DATASET EXTRACT
%%
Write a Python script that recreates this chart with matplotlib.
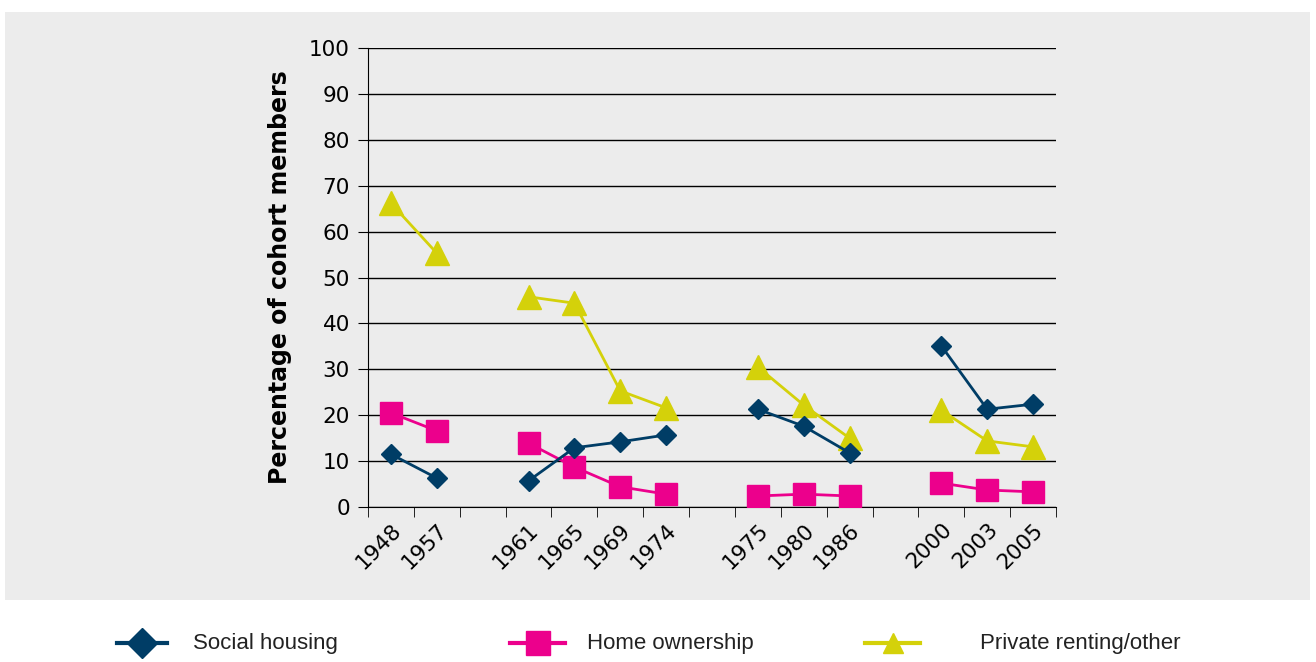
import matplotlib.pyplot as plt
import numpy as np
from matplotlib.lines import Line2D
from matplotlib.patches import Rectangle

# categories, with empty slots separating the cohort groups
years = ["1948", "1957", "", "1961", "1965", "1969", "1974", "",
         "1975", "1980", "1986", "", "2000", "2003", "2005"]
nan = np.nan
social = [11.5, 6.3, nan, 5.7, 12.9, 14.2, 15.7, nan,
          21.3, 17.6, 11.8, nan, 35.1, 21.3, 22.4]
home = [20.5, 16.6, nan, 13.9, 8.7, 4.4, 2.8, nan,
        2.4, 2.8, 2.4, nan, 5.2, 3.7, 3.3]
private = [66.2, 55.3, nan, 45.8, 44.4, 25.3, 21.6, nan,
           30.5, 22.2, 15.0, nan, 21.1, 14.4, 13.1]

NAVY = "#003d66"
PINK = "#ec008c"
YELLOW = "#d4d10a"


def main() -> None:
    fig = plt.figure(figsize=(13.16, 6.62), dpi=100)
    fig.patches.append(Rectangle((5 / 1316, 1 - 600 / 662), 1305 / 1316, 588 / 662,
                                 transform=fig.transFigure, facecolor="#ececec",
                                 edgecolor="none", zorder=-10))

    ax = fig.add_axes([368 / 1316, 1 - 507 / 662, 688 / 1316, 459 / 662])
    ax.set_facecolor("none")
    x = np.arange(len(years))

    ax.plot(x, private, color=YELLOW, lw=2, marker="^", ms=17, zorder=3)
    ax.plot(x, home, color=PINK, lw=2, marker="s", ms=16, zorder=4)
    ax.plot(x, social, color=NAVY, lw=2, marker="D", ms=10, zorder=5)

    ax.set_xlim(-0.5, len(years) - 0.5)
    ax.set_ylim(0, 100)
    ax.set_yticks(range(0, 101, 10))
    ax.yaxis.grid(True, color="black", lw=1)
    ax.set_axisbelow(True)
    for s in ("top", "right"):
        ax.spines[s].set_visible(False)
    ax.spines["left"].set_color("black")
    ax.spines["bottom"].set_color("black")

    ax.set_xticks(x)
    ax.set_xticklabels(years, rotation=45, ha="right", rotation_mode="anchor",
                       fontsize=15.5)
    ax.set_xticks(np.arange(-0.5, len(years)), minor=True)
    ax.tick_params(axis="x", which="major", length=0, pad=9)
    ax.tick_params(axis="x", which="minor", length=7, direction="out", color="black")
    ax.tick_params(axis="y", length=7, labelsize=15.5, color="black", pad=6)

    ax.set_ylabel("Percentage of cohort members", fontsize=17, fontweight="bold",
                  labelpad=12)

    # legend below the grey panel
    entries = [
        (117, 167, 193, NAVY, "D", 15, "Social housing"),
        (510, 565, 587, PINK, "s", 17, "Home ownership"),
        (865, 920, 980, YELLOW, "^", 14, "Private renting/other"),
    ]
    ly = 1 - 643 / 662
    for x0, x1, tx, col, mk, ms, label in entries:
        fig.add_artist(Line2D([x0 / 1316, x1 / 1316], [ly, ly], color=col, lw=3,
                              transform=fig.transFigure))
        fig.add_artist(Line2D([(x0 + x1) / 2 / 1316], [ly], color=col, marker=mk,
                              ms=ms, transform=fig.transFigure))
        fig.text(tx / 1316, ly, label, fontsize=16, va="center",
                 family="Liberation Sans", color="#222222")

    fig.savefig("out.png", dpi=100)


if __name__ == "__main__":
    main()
%%
TASK DIRECTIONS
The pictures should not be reproduced; quote all of the other material exactly.

FINAL ANSWER
Write a Python script that recreates this chart with matplotlib.
import matplotlib.pyplot as plt
import numpy as np
from matplotlib.lines import Line2D
from matplotlib.patches import Rectangle

# categories, with empty slots separating the cohort groups
years = ["1948", "1957", "", "1961", "1965", "1969", "1974", "",
         "1975", "1980", "1986", "", "2000", "2003", "2005"]
nan = np.nan
social = [11.5, 6.3, nan, 5.7, 12.9, 14.2, 15.7, nan,
          21.3, 17.6, 11.8, nan, 35.1, 21.3, 22.4]
home = [20.5, 16.6, nan, 13.9, 8.7, 4.4, 2.8, nan,
        2.4, 2.8, 2.4, nan, 5.2, 3.7, 3.3]
private = [66.2, 55.3, nan, 45.8, 44.4, 25.3, 21.6, nan,
           30.5, 22.2, 15.0, nan, 21.1, 14.4, 13.1]

NAVY = "#003d66"
PINK = "#ec008c"
YELLOW = "#d4d10a"


def main() -> None:
    fig = plt.figure(figsize=(13.16, 6.62), dpi=100)
    fig.patches.append(Rectangle((5 / 1316, 1 - 600 / 662), 1305 / 1316, 588 / 662,
                                 transform=fig.transFigure, facecolor="#ececec",
                                 edgecolor="none", zorder=-10))

    ax = fig.add_axes([368 / 1316, 1 - 507 / 662, 688 / 1316, 459 / 662])
    ax.set_facecolor("none")
    x = np.arange(len(years))

    ax.plot(x, private, color=YELLOW, lw=2, marker="^", ms=17, zorder=3)
    ax.plot(x, home, color=PINK, lw=2, marker="s", ms=16, zorder=4)
    ax.plot(x, social, color=NAVY, lw=2, marker="D", ms=10, zorder=5)

    ax.set_xlim(-0.5, len(years) - 0.5)
    ax.set_ylim(0, 100)
    ax.set_yticks(range(0, 101, 10))
    ax.yaxis.grid(True, color="black", lw=1)
    ax.set_axisbelow(True)
    for s in ("top", "right"):
        ax.spines[s].set_visible(False)
    ax.spines["left"].set_color("black")
    ax.spines["bottom"].set_color("black")

    ax.set_xticks(x)
    ax.set_xticklabels(years, rotation=45, ha="right", rotation_mode="anchor",
                       fontsize=15.5)
    ax.set_xticks(np.arange(-0.5, len(years)), minor=True)
    ax.tick_params(axis="x", which="major", length=0, pad=9)
    ax.tick_params(axis="x", which="minor", length=7, direction="out", color="black")
    ax.tick_params(axis="y", length=7, labelsize=15.5, color="black", pad=6)

    ax.set_ylabel("Percentage of cohort members", fontsize=17, fontweight="bold",
                  labelpad=12)

    # legend below the grey panel
    entries = [
        (117, 167, 193, NAVY, "D", 15, "Social housing"),
        (510, 565, 587, PINK, "s", 17, "Home ownership"),
        (865, 920, 980, YELLOW, "^", 14, "Private renting/other"),
    ]
    ly = 1 - 643 / 662
    for x0, x1, tx, col, mk, ms, label in entries:
        fig.add_artist(Line2D([x0 / 1316, x1 / 1316], [ly, ly], color=col, lw=3,
                              transform=fig.transFigure))
        fig.add_artist(Line2D([(x0 + x1) / 2 / 1316], [ly], color=col, marker=mk,
                              ms=ms, transform=fig.transFigure))
        fig.text(tx / 1316, ly, label, fontsize=16, va="center",
                 family="Liberation Sans", color="#222222")

    fig.savefig("out.png", dpi=100)


if __name__ == "__main__":
    main()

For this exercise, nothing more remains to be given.